Page 63 - Genta a Roma
P. 63
Il delegato Ripandelli cerca subito di inserirsi nello spirito e nei costumi locali, si sforza
anche di parlare in dialetto: non ci riuscirà e si esprimerà, sempre, in uno strano e spassoso
romanesco spurio, pieno zeppo di inflessioni meridionali da barzelletta sui poliziotti. Tutti
lasciano correre gli errori e gli strafalcioni, anzi apprezzano bonariamente la sua cocciutaggine Ma
il fatto che più positivamente gli viene riconosciuto è quello di girare anche per le strade
pericolose, da solo e assolutamente disarmato. In testa la bombetta sulle ventitré, un nodoso
bastone (non si sa mai) e basta. Ma ha di suo tanta benigna autorevolezza autorevole benignità e
una tale cortese energia che riesce a superare molti momenti difficili. Diventa amico di tutti,
senza mai usare violenza né cattiveria. Questo metodo, che diventerà vincente, è usato verso una
popolazione che con la polizia aveva sempre avuto un’incolmabile contrasto e una storica
sfiducia. Compie comunque il suo dovere, ora con modo severo, ora semplicemente sereno, a
seconda dei casi, sforzandosi sempre di aiutare il malvivente invitandolo a sottostare alla Legge.

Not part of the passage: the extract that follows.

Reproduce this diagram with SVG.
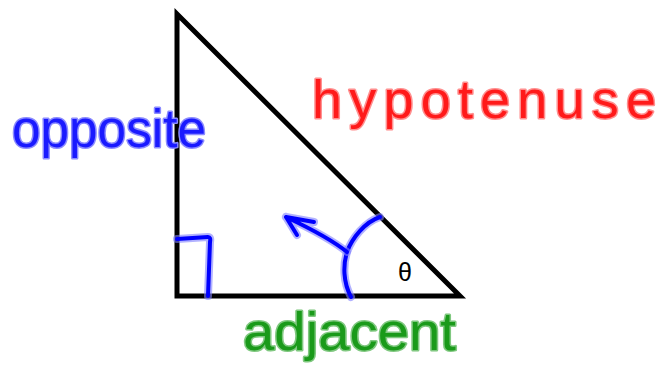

Di più, con le sole parole e ragionamenti, cerca sempre di persuadere i "birbi" a non commettere
atti delinquenziali. Alla fine tutta Trastevere lo stima e la mala lo rispetta. È uno sceriffo buono,
disarmato, un poliziotto anomalo e raro. Lo chiamano ora, affettuosamente, "er cavajere".
In trent’anni di vita trasteverina Ripandelli, da delegato, diventa commissario di P.S. con
la sede a vicolo Moroni, dietro ponte Sisto. Molti lo vanno a trovare, chiedono un posto di
lavoro fisso per redimersi. Diventa un’istituzione. Nonostante la voce che alcuni ex malavitosi, in
cambio del posto ottenuto, facciano il "pifero", il "trommetta", ovvero la spia, la considerazione
che Ripandelli si è ormai conquistata non viene intaccata.
È ritenuto un "omo giusto" e negli anni trasteverini la sorte lo fa incontrare con il "buon
giudice" cioè Raffaele Majetti, un magistrato che istituisce le "Case aperte" per l’infanzia
abbandonata, per toglierla dai pericoli della precoce criminalità. Una di queste viene insediata
anche a Trastevere, in piazza Italia (oggi piazza Sonnino): è la "Casa di Pinocchio" con l’annesso
laboratorio di giocattoli. La massima pedagogica di Majetti sull’auto-controllo dei minorenni è
concentrata sul motto:”Salviamo il fanciullo e non vi saranno più uomini da correggere".
Ripandelli e Majetti stringono amicizia anche favoriti da un comune sentimento di intenti.
Anche nella sua abitazione di via Manara il popolo di Trastevere va a chiedere consiglio,
lavoro e carità. Il cavalier Ripandelli, ormai in pensione dal 1925 con la carica di Ispettore
Generale della P.S., concede generosamente suggerimenti ed aiuti a delinquenti incalliti ed a
vecchi pregiudicati. Scrive anche una serie di articoli di ricordi che vengono pubblicati a puntate
su Il Piccolo di Roma con il titolo Memorie del delegato di Trastevere.
Muore vecchissimo, a 87 anni, nel febbraio del 1950. Il giorno del funerale tutti i negozi
che sono sulle strade percorse dal trasporto funebre, in segno di lutto, abbassano le serrande. La
popolazione di Trastevere rende, commossa, l’onore delle armi al suo delegato.